What the real `shard_map` looks like

from jax.experimental.shard_map import shard_map
from jax.sharding import Mesh, PartitionSpec as P

devices = mesh_utils.create_device_mesh((num_shards,))
mesh = Mesh(devices, axis_names=("data",))

def step(local_x):
    # Inside this body, local_x has shape (batch_per_device, ...).
    return model(local_x)        # nnx Module call

sharded_step = shard_map(step, mesh,
                         in_specs=P("data", None),
                         out_specs=P("data", None))
out = sharded_step(global_x)   # global_x is (full_batch, ...)

in_specs=P("data", None) says: “shard axis 0 along the data mesh axis; replicate axis 1.” Each device’s step receives its own (local_batch, ...) chunk.

out_specs=P("data", None) says: “concatenate the per-device outputs along axis 0 to reconstruct the global output.”

Single-device simulation

On one device we can’t run a real shard_map, but we can simulate the SHAPE of the computation in pure Python:

chunk = x.shape[0] // num_shards
outs = []
for i in range(num_shards):
    x_shard = jax.lax.dynamic_slice_in_dim(x, i*chunk, chunk, axis=0)
    outs.append(model(x_shard))
return jnp.concatenate(outs, axis=0)

The Python for i in range(num_shards) corresponds to “this loop runs concurrently across num_shards devices in production.” On our single device it’s a sequential loop that produces the same array.

Why init the model ONCE, outside the loop

In production, all shards use the same params — they’re replicated across the data-parallel axis. Building the model inside the loop would (a) waste compute and (b) give each shard a different RNG, defeating the whole point.

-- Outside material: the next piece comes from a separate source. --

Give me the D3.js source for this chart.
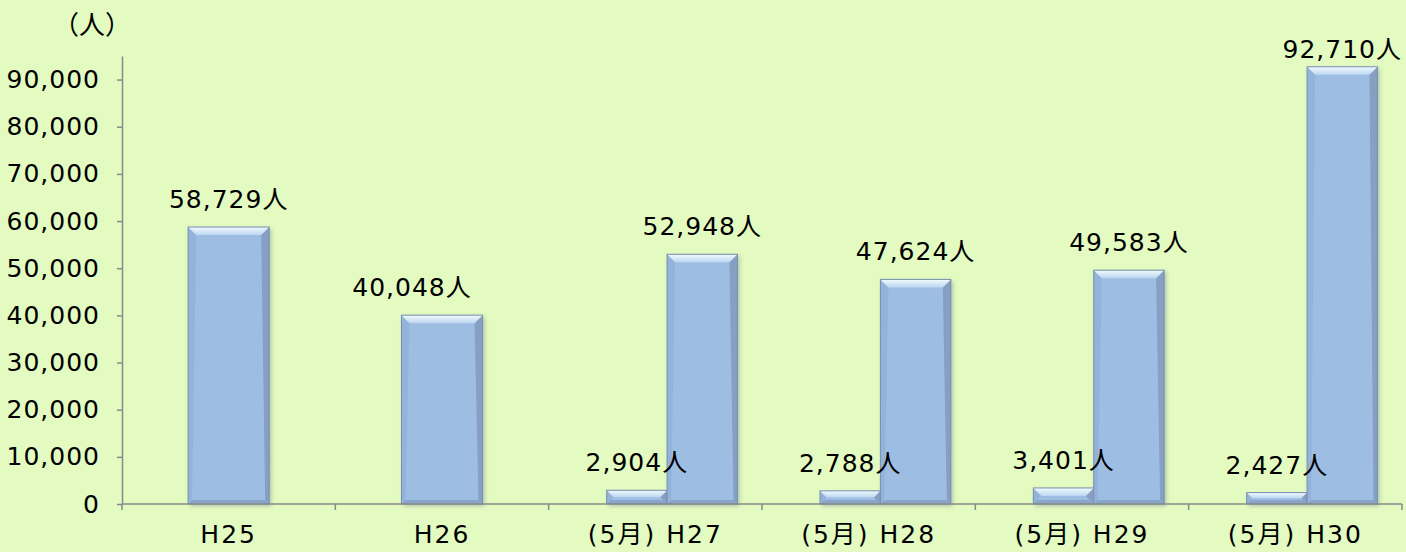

Build model = nnx.Linear(in_dim, features, rngs=nnx.Rngs(seed)) outside the loop and call model(shard) inside. Each call sees the same params; each call sees a different shard.

Why `concatenate(axis=0)` rebuilds the global output

Each shard’s output is (chunk, features). Stacking them along axis 0 gives (num_shards * chunk, features) = (N, features) — the global output, identical to what a single-device call on the whole x would produce.

The whole point of shard_map is that out_specs=P("data", None) is the declarative version of this concatenate. JAX figures out the data movement; the function body works on local shapes.

Common pitfalls

Re-initializing per shard: in production all shards use the same params. Don’t init inside the loop.
Forgetting axis=0: shard along the batch axis (axis 0). Concat back along the same axis.
Using jax.numpy slicing where dynamic_slice_in_dim is better: under JIT, Python integer slicing works (it’s a static slice), but dynamic_slice_in_dim makes the intent explicit and works under any tracer.
Forgetting that shard_map expects the global input: the function body operates on local shards, but you call the sharded function with the full tensor. JAX does the splitting.

Problem

Implement shard_map_simulate(seed, x, num_shards, features):

Cast seed, num_shards, features to ints. Use x.shape[-1] as the input dim.
Build model = nnx.Linear(in_dim, features, rngs=nnx.Rngs(seed)) outside the loop.
Compute chunk = x.shape[0] // num_shards.
Loop i in range(num_shards): take jax.lax.dynamic_slice_in_dim(x, i*chunk, chunk, axis=0) and call model(x_shard); append to a list.
out = jnp.concatenate(outs, axis=0).
Return out.reshape(-1) flattened.

Inputs:

seed: float (cast to int).
x: 2-D (N, in_dim) where N is divisible by num_shards.
num_shards: float (cast to int).
features: float (cast to int).

Output: 1-D, length N * features.